- **DATA SECTION**

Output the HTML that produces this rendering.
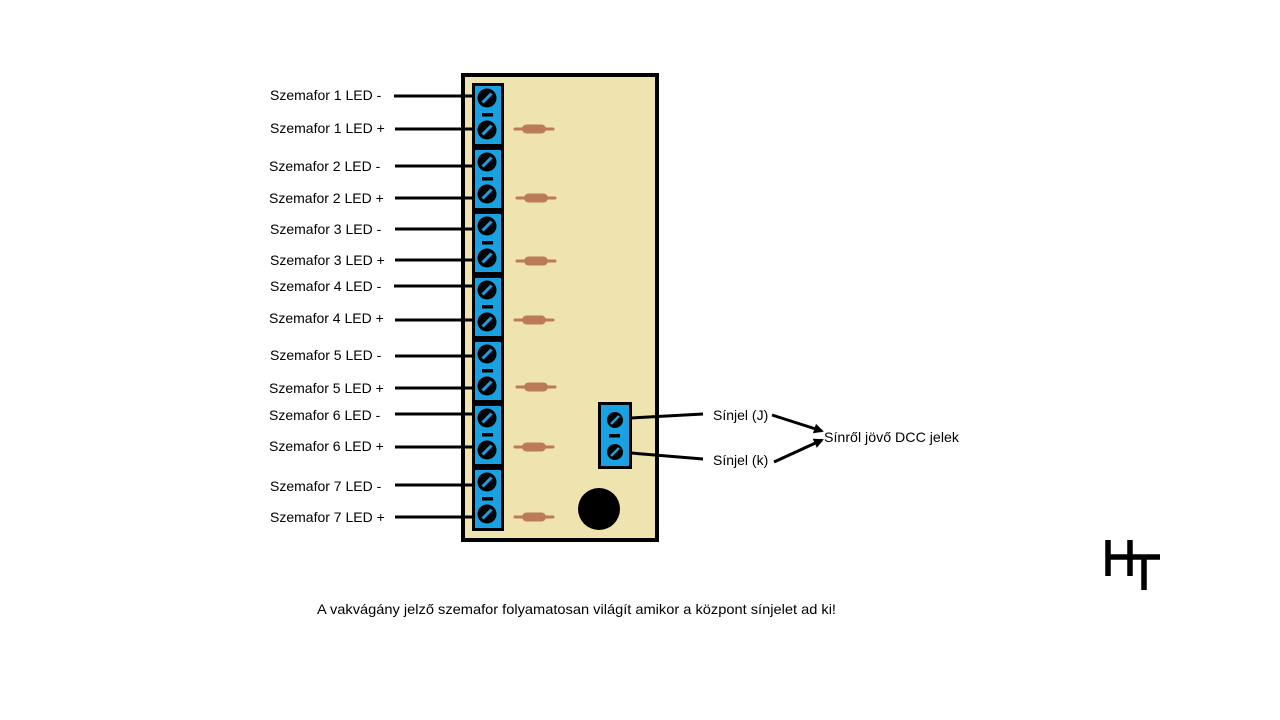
<!DOCTYPE html>
<html><head><meta charset="utf-8"><style>
html,body{margin:0;padding:0;background:#fff;width:1280px;height:720px;overflow:hidden}
text{font-family:"Liberation Sans",sans-serif;font-size:14px;fill:#000}
</style></head><body>
<svg width="1280" height="720" viewBox="0 0 1280 720" xmlns="http://www.w3.org/2000/svg">
<defs>
<g id="scr"><circle r="9.5" fill="#000"/><line x1="-4.5" y1="4.5" x2="4.5" y2="-4.5" stroke="#1aa1e1" stroke-width="3"/></g>
<g id="blk">
<rect x="473.5" y="1.5" width="29" height="61" fill="#1aa1e1" stroke="#000" stroke-width="3"/>
<use href="#scr" x="487" y="15"/>
<rect x="482" y="30" width="11" height="3.5" fill="#000"/>
<use href="#scr" x="487" y="47"/>
</g>
<g id="res">
<line x1="0" y1="0" x2="38" y2="0" stroke="#bb7a58" stroke-width="3" stroke-linecap="round"/>
<rect x="7" y="-4.5" width="24" height="9" rx="4.5" fill="#bb7a58"/>
</g>
<marker id="ah" markerWidth="10" markerHeight="10" refX="8" refY="5" orient="auto" markerUnits="userSpaceOnUse"><path d="M0,0 L10,5 L0,10 Z" fill="#000"/></marker>
</defs>
<rect x="463" y="75" width="194" height="465" fill="#efe3b0" stroke="#000" stroke-width="4"/>
<g stroke="#000" stroke-width="3">
<line x1="394" y1="96" x2="474" y2="96"/>
<line x1="395" y1="129" x2="474" y2="129"/>
<line x1="395" y1="166" x2="474" y2="166"/>
<line x1="395" y1="198" x2="474" y2="198"/>
<line x1="395" y1="229" x2="474" y2="229"/>
<line x1="395" y1="260" x2="474" y2="260"/>
<line x1="394" y1="286" x2="474" y2="286"/>
<line x1="395" y1="320" x2="474" y2="320"/>
<line x1="395" y1="356" x2="474" y2="356"/>
<line x1="395" y1="388" x2="474" y2="388"/>
<line x1="395" y1="414" x2="474" y2="414"/>
<line x1="395" y1="447" x2="474" y2="447"/>
<line x1="395" y1="485" x2="474" y2="485"/>
<line x1="395" y1="517" x2="474" y2="517"/>
</g>
<use href="#blk" y="83"/><use href="#blk" y="147"/><use href="#blk" y="211"/><use href="#blk" y="275"/><use href="#blk" y="339"/><use href="#blk" y="403"/><use href="#blk" y="467"/>
<use href="#res" x="515" y="129"/><use href="#res" x="517" y="198"/><use href="#res" x="517" y="261"/><use href="#res" x="515" y="320"/><use href="#res" x="517" y="387"/><use href="#res" x="515" y="447"/><use href="#res" x="515" y="517"/>
<rect x="599.5" y="403.5" width="31" height="64" fill="#1aa1e1" stroke="#000" stroke-width="3"/>
<circle cx="615" cy="420" r="8" fill="#000"/><line x1="611" y1="424" x2="619" y2="416" stroke="#1aa1e1" stroke-width="2.5"/>
<rect x="609" y="434" width="11" height="3.5" fill="#000"/>
<circle cx="615" cy="452" r="8" fill="#000"/><line x1="611" y1="456" x2="619" y2="448" stroke="#1aa1e1" stroke-width="2.5"/>
<circle cx="599" cy="509" r="21" fill="#000"/>
<g stroke="#000" stroke-width="3">
<line x1="631" y1="418" x2="703" y2="414"/>
<line x1="631" y1="453" x2="703" y2="459"/>
<line x1="772" y1="415" x2="822" y2="431" marker-end="url(#ah)"/>
<line x1="774" y1="462" x2="822" y2="440" marker-end="url(#ah)"/>
</g>
<g>
<text x="270" y="100">Szemafor 1 LED -</text>
<text x="270" y="133">Szemafor 1 LED +</text>
<text x="269" y="171">Szemafor 2 LED -</text>
<text x="269" y="203">Szemafor 2 LED +</text>
<text x="270" y="234">Szemafor 3 LED -</text>
<text x="270" y="265">Szemafor 3 LED +</text>
<text x="270" y="291">Szemafor 4 LED -</text>
<text x="269" y="323">Szemafor 4 LED +</text>
<text x="270" y="360">Szemafor 5 LED -</text>
<text x="269" y="393">Szemafor 5 LED +</text>
<text x="269" y="420">Szemafor 6 LED -</text>
<text x="269" y="451">Szemafor 6 LED +</text>
<text x="270" y="491">Szemafor 7 LED -</text>
<text x="270" y="522">Szemafor 7 LED +</text>
<text x="713" y="420">Sínjel (J)</text>
<text x="713" y="465">Sínjel (k)</text>
<text x="824" y="442" textLength="135" lengthAdjust="spacingAndGlyphs">Sínről jövő DCC jelek</text>
<text x="317" y="614" textLength="519" lengthAdjust="spacingAndGlyphs">A vakvágány jelző szemafor folyamatosan világít amikor a központ sínjelet ad ki!</text>
</g>
<g stroke="#000" stroke-width="5.5">
<line x1="1108" y1="540" x2="1108" y2="576"/>
<line x1="1130" y1="540" x2="1130" y2="576"/>
<line x1="1106" y1="557" x2="1132" y2="557"/>
<line x1="1129" y1="557" x2="1160" y2="557"/>
<line x1="1144" y1="557" x2="1144" y2="590"/>
</g>
</svg>
</body></html>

- **YOUR OBJECTIVE**
Using the material above, return every line exactly as it appears, minus the pictures.

- **RIGHT ANSWER**
Output the HTML that produces this rendering.
<!DOCTYPE html>
<html><head><meta charset="utf-8"><style>
html,body{margin:0;padding:0;background:#fff;width:1280px;height:720px;overflow:hidden}
text{font-family:"Liberation Sans",sans-serif;font-size:14px;fill:#000}
</style></head><body>
<svg width="1280" height="720" viewBox="0 0 1280 720" xmlns="http://www.w3.org/2000/svg">
<defs>
<g id="scr"><circle r="9.5" fill="#000"/><line x1="-4.5" y1="4.5" x2="4.5" y2="-4.5" stroke="#1aa1e1" stroke-width="3"/></g>
<g id="blk">
<rect x="473.5" y="1.5" width="29" height="61" fill="#1aa1e1" stroke="#000" stroke-width="3"/>
<use href="#scr" x="487" y="15"/>
<rect x="482" y="30" width="11" height="3.5" fill="#000"/>
<use href="#scr" x="487" y="47"/>
</g>
<g id="res">
<line x1="0" y1="0" x2="38" y2="0" stroke="#bb7a58" stroke-width="3" stroke-linecap="round"/>
<rect x="7" y="-4.5" width="24" height="9" rx="4.5" fill="#bb7a58"/>
</g>
<marker id="ah" markerWidth="10" markerHeight="10" refX="8" refY="5" orient="auto" markerUnits="userSpaceOnUse"><path d="M0,0 L10,5 L0,10 Z" fill="#000"/></marker>
</defs>
<rect x="463" y="75" width="194" height="465" fill="#efe3b0" stroke="#000" stroke-width="4"/>
<g stroke="#000" stroke-width="3">
<line x1="394" y1="96" x2="474" y2="96"/>
<line x1="395" y1="129" x2="474" y2="129"/>
<line x1="395" y1="166" x2="474" y2="166"/>
<line x1="395" y1="198" x2="474" y2="198"/>
<line x1="395" y1="229" x2="474" y2="229"/>
<line x1="395" y1="260" x2="474" y2="260"/>
<line x1="394" y1="286" x2="474" y2="286"/>
<line x1="395" y1="320" x2="474" y2="320"/>
<line x1="395" y1="356" x2="474" y2="356"/>
<line x1="395" y1="388" x2="474" y2="388"/>
<line x1="395" y1="414" x2="474" y2="414"/>
<line x1="395" y1="447" x2="474" y2="447"/>
<line x1="395" y1="485" x2="474" y2="485"/>
<line x1="395" y1="517" x2="474" y2="517"/>
</g>
<use href="#blk" y="83"/><use href="#blk" y="147"/><use href="#blk" y="211"/><use href="#blk" y="275"/><use href="#blk" y="339"/><use href="#blk" y="403"/><use href="#blk" y="467"/>
<use href="#res" x="515" y="129"/><use href="#res" x="517" y="198"/><use href="#res" x="517" y="261"/><use href="#res" x="515" y="320"/><use href="#res" x="517" y="387"/><use href="#res" x="515" y="447"/><use href="#res" x="515" y="517"/>
<rect x="599.5" y="403.5" width="31" height="64" fill="#1aa1e1" stroke="#000" stroke-width="3"/>
<circle cx="615" cy="420" r="8" fill="#000"/><line x1="611" y1="424" x2="619" y2="416" stroke="#1aa1e1" stroke-width="2.5"/>
<rect x="609" y="434" width="11" height="3.5" fill="#000"/>
<circle cx="615" cy="452" r="8" fill="#000"/><line x1="611" y1="456" x2="619" y2="448" stroke="#1aa1e1" stroke-width="2.5"/>
<circle cx="599" cy="509" r="21" fill="#000"/>
<g stroke="#000" stroke-width="3">
<line x1="631" y1="418" x2="703" y2="414"/>
<line x1="631" y1="453" x2="703" y2="459"/>
<line x1="772" y1="415" x2="822" y2="431" marker-end="url(#ah)"/>
<line x1="774" y1="462" x2="822" y2="440" marker-end="url(#ah)"/>
</g>
<g>
<text x="270" y="100">Szemafor 1 LED -</text>
<text x="270" y="133">Szemafor 1 LED +</text>
<text x="269" y="171">Szemafor 2 LED -</text>
<text x="269" y="203">Szemafor 2 LED +</text>
<text x="270" y="234">Szemafor 3 LED -</text>
<text x="270" y="265">Szemafor 3 LED +</text>
<text x="270" y="291">Szemafor 4 LED -</text>
<text x="269" y="323">Szemafor 4 LED +</text>
<text x="270" y="360">Szemafor 5 LED -</text>
<text x="269" y="393">Szemafor 5 LED +</text>
<text x="269" y="420">Szemafor 6 LED -</text>
<text x="269" y="451">Szemafor 6 LED +</text>
<text x="270" y="491">Szemafor 7 LED -</text>
<text x="270" y="522">Szemafor 7 LED +</text>
<text x="713" y="420">Sínjel (J)</text>
<text x="713" y="465">Sínjel (k)</text>
<text x="824" y="442" textLength="135" lengthAdjust="spacingAndGlyphs">Sínről jövő DCC jelek</text>
<text x="317" y="614" textLength="519" lengthAdjust="spacingAndGlyphs">A vakvágány jelző szemafor folyamatosan világít amikor a központ sínjelet ad ki!</text>
</g>
<g stroke="#000" stroke-width="5.5">
<line x1="1108" y1="540" x2="1108" y2="576"/>
<line x1="1130" y1="540" x2="1130" y2="576"/>
<line x1="1106" y1="557" x2="1132" y2="557"/>
<line x1="1129" y1="557" x2="1160" y2="557"/>
<line x1="1144" y1="557" x2="1144" y2="590"/>
</g>
</svg>
</body></html>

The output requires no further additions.